Plotting code records:
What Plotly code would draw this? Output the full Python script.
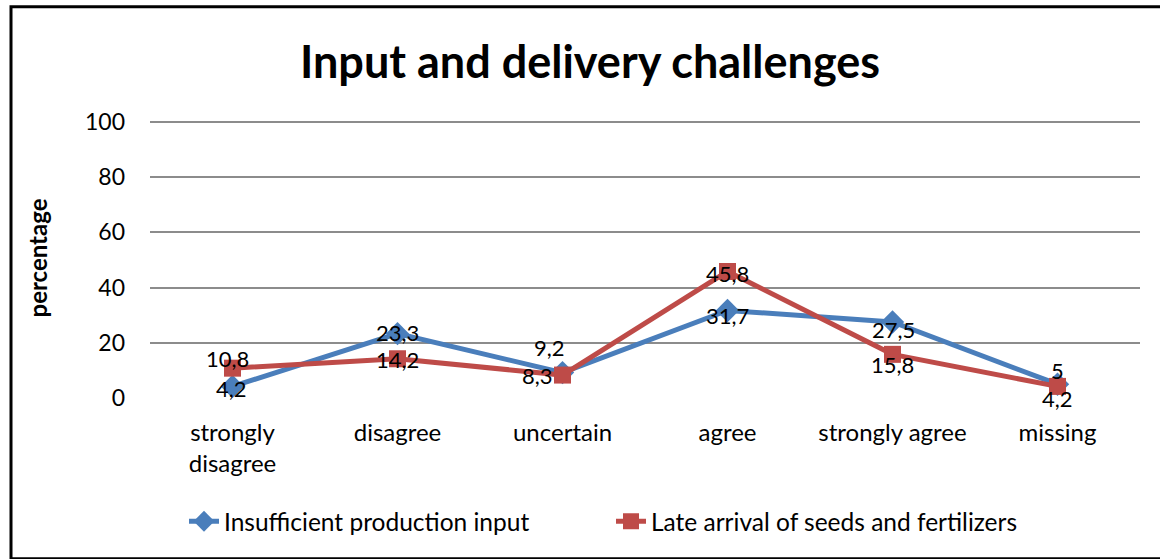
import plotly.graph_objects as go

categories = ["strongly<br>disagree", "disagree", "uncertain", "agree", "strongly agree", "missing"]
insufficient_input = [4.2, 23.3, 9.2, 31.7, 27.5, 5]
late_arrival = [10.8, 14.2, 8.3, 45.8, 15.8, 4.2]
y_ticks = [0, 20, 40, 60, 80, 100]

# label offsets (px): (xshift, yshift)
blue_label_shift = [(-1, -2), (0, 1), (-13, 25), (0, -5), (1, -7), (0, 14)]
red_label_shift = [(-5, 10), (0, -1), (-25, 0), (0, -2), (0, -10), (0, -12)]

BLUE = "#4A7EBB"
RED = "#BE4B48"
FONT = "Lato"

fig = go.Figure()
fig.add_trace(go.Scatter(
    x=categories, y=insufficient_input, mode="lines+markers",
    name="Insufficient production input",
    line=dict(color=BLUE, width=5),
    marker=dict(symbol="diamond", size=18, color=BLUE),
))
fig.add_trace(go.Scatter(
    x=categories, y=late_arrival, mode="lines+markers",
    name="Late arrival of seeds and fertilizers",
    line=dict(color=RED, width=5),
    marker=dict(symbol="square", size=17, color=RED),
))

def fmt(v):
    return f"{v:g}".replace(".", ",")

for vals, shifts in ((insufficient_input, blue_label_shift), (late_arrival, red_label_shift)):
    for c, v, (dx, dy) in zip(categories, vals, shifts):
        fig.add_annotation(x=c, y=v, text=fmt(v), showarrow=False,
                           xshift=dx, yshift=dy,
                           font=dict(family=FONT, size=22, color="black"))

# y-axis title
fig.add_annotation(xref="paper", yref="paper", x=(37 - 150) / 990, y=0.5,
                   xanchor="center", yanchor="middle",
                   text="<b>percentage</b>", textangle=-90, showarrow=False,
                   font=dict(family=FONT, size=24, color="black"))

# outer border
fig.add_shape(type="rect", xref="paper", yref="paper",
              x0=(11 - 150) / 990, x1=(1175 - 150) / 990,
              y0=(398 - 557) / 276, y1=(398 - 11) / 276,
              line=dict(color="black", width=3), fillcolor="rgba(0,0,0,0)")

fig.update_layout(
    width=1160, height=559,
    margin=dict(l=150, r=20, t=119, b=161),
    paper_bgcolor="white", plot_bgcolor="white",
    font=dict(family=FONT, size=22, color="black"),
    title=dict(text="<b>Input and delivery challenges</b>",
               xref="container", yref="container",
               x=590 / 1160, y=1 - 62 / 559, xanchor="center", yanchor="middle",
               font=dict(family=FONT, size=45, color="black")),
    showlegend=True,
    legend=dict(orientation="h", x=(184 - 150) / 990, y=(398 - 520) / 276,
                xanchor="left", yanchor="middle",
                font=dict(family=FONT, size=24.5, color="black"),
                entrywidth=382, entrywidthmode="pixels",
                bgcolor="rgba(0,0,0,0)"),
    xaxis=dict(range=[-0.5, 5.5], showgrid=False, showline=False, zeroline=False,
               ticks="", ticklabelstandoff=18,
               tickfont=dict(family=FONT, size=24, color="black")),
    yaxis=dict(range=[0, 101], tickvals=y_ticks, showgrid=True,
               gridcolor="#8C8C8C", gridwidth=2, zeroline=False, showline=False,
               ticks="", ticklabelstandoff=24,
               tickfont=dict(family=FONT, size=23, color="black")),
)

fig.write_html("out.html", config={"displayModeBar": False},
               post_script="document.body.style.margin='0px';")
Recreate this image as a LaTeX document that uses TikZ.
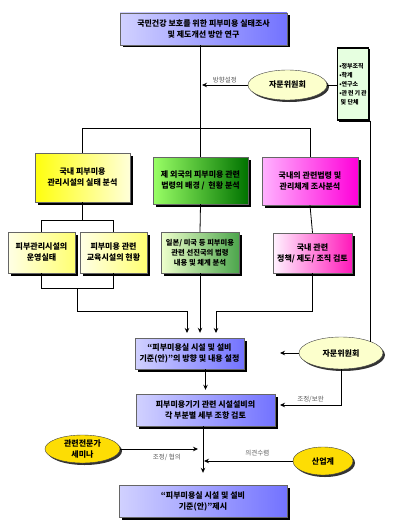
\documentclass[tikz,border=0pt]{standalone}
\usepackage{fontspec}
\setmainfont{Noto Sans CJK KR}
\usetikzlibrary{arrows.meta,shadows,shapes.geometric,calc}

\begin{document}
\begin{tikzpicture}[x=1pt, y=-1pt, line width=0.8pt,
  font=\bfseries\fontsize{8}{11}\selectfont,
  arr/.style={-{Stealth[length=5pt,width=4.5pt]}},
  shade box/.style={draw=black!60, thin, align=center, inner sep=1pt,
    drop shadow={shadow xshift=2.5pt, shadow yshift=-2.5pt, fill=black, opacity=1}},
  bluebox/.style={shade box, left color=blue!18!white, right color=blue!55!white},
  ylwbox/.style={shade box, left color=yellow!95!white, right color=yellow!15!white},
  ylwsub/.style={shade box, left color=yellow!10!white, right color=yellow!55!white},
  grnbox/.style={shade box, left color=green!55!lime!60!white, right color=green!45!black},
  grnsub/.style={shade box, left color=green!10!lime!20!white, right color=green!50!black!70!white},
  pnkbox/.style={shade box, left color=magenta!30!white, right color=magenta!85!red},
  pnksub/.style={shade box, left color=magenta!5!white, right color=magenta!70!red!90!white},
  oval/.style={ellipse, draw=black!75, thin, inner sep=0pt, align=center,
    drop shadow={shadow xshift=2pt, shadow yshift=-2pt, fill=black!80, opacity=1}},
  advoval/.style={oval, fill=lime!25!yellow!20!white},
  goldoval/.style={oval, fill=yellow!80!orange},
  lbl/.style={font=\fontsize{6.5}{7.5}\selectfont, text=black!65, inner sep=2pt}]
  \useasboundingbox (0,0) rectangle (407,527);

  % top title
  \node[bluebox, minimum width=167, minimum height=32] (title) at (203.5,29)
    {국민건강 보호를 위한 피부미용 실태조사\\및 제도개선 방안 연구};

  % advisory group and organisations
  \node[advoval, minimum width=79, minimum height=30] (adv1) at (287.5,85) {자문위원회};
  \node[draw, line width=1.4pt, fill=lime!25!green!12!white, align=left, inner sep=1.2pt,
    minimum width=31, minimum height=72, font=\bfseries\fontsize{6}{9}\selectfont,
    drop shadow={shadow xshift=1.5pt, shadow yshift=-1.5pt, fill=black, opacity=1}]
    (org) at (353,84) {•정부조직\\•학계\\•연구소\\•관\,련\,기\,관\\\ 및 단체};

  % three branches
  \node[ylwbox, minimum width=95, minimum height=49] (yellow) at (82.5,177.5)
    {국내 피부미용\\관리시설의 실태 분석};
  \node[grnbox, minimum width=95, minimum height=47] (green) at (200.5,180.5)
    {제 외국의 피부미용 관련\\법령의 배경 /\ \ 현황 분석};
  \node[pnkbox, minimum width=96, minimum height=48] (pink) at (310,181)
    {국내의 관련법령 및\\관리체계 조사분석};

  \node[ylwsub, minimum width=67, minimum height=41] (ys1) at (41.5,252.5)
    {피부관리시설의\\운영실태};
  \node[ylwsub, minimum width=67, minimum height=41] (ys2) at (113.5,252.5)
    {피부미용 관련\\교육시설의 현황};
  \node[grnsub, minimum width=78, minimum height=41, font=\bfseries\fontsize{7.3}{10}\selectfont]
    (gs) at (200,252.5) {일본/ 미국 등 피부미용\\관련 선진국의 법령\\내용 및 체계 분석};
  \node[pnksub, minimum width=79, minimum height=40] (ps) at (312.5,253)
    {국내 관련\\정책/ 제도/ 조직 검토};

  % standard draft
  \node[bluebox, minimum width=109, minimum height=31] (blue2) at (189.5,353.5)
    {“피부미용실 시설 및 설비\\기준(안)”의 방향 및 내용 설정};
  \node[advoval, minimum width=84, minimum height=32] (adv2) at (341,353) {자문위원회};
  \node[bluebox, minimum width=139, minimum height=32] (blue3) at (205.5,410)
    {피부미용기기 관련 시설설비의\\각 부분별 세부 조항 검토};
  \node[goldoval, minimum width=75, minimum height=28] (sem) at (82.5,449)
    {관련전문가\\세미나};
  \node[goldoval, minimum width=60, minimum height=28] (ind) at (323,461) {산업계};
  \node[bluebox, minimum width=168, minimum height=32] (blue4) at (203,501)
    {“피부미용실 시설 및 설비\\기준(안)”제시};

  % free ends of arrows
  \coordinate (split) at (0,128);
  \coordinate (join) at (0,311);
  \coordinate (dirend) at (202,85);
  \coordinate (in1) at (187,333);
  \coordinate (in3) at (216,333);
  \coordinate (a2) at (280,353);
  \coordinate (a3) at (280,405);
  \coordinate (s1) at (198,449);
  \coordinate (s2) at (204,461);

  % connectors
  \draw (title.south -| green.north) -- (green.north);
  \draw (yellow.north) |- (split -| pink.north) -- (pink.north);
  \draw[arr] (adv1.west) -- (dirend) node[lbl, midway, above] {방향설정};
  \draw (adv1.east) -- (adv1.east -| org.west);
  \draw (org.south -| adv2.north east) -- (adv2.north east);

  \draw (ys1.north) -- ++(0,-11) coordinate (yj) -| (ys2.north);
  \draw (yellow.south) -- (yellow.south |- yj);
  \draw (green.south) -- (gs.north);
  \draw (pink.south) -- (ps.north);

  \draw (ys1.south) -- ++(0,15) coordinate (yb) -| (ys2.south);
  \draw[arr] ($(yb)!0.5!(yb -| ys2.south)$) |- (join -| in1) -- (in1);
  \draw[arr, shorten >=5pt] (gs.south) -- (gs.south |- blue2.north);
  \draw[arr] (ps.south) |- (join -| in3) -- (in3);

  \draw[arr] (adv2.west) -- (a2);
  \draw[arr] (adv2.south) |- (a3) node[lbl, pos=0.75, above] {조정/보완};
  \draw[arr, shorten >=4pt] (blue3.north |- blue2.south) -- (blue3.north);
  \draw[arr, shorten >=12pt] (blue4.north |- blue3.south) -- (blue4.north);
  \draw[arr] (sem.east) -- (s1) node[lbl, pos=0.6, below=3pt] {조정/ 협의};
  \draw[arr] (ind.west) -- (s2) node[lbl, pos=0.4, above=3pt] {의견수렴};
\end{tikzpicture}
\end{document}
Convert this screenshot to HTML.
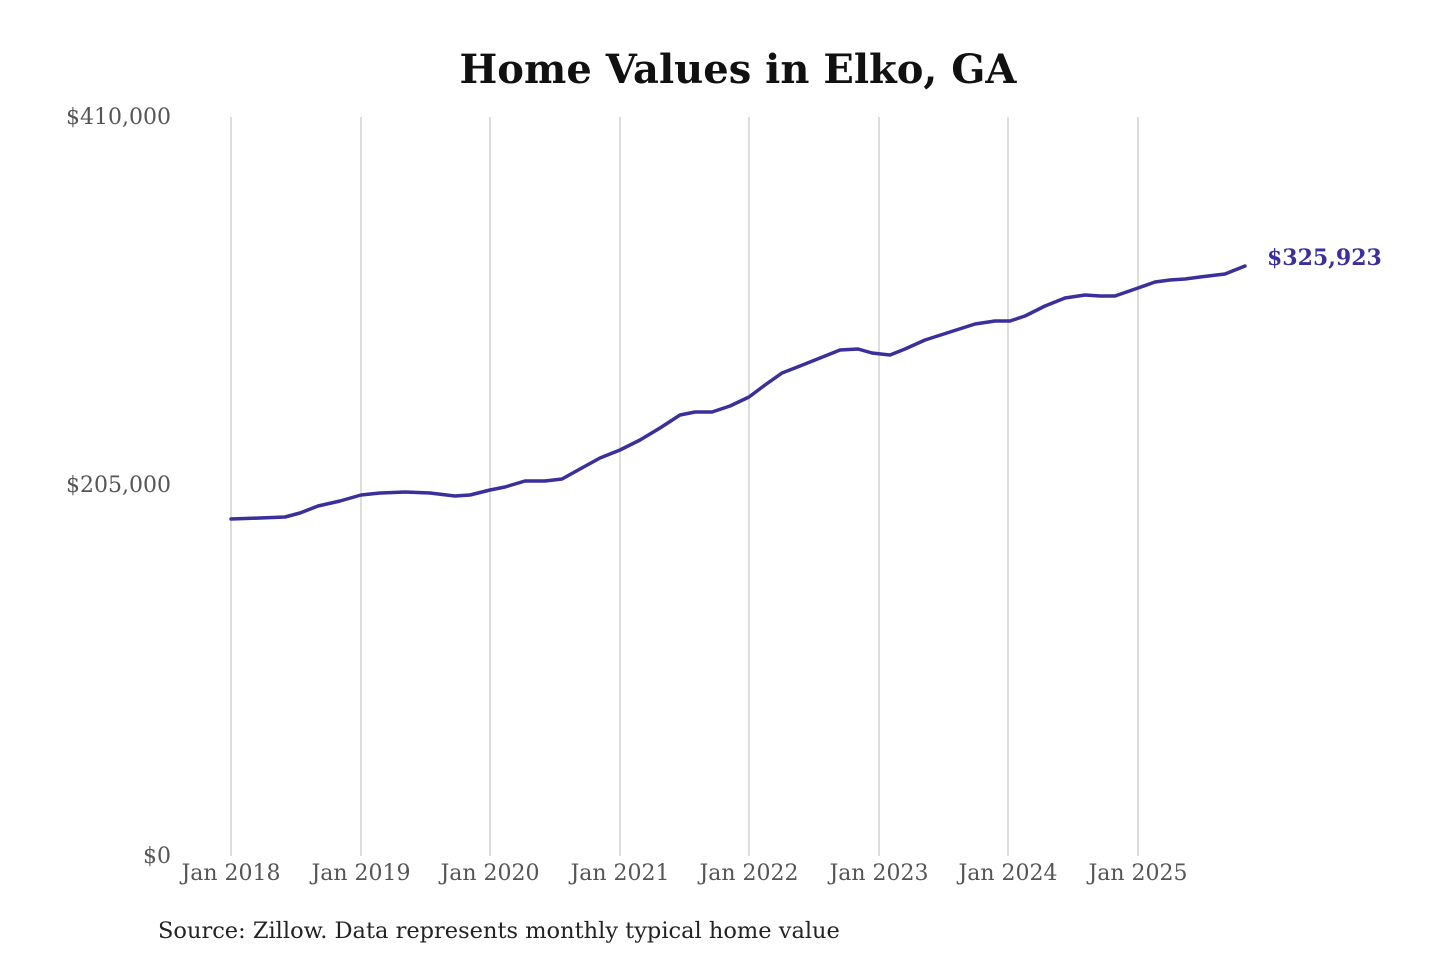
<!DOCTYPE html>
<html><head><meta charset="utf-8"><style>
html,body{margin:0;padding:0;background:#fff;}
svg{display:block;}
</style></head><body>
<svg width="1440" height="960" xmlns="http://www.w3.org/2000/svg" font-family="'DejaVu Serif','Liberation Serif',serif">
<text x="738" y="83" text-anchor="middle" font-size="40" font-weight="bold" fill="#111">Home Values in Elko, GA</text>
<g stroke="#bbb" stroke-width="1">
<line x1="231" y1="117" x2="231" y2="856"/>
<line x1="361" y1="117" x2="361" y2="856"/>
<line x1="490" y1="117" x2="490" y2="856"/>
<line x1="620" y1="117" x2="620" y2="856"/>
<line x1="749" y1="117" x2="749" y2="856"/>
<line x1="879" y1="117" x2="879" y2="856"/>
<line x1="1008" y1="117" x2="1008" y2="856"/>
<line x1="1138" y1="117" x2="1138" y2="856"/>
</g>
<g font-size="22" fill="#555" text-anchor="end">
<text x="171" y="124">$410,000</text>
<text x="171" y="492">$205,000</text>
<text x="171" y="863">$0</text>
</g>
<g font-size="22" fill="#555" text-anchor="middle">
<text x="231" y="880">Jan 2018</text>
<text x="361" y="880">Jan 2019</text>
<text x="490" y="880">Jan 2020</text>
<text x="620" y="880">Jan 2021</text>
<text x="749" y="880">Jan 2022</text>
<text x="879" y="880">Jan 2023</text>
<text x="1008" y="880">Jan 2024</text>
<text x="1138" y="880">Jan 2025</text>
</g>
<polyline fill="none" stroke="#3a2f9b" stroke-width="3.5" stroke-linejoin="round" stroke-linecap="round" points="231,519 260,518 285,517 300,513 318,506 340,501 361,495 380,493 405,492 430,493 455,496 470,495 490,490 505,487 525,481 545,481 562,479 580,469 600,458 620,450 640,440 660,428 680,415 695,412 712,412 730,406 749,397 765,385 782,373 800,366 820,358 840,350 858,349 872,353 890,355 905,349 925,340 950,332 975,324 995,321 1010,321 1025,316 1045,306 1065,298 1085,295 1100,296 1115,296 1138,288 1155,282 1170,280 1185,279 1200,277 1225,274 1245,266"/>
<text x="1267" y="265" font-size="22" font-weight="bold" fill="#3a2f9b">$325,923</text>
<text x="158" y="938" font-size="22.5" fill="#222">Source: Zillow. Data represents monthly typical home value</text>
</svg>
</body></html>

Goal of the exercise: In the listing above, find the line with "Recreate this image" and the line with "보호를 위한 피부미용". Set down exactly those lines and everything between them, skipping pictures.

Answer to this task:
Recreate this image as a LaTeX document that uses TikZ.
\documentclass[tikz,border=0pt]{standalone}
\usepackage{fontspec}
\setmainfont{Noto Sans CJK KR}
\usetikzlibrary{arrows.meta,shadows,shapes.geometric,calc}

\begin{document}
\begin{tikzpicture}[x=1pt, y=-1pt, line width=0.8pt,
  font=\bfseries\fontsize{8}{11}\selectfont,
  arr/.style={-{Stealth[length=5pt,width=4.5pt]}},
  shade box/.style={draw=black!60, thin, align=center, inner sep=1pt,
    drop shadow={shadow xshift=2.5pt, shadow yshift=-2.5pt, fill=black, opacity=1}},
  bluebox/.style={shade box, left color=blue!18!white, right color=blue!55!white},
  ylwbox/.style={shade box, left color=yellow!95!white, right color=yellow!15!white},
  ylwsub/.style={shade box, left color=yellow!10!white, right color=yellow!55!white},
  grnbox/.style={shade box, left color=green!55!lime!60!white, right color=green!45!black},
  grnsub/.style={shade box, left color=green!10!lime!20!white, right color=green!50!black!70!white},
  pnkbox/.style={shade box, left color=magenta!30!white, right color=magenta!85!red},
  pnksub/.style={shade box, left color=magenta!5!white, right color=magenta!70!red!90!white},
  oval/.style={ellipse, draw=black!75, thin, inner sep=0pt, align=center,
    drop shadow={shadow xshift=2pt, shadow yshift=-2pt, fill=black!80, opacity=1}},
  advoval/.style={oval, fill=lime!25!yellow!20!white},
  goldoval/.style={oval, fill=yellow!80!orange},
  lbl/.style={font=\fontsize{6.5}{7.5}\selectfont, text=black!65, inner sep=2pt}]
  \useasboundingbox (0,0) rectangle (407,527);

  % top title
  \node[bluebox, minimum width=167, minimum height=32] (title) at (203.5,29)
    {국민건강 보호를 위한 피부미용 실태조사\\및 제도개선 방안 연구};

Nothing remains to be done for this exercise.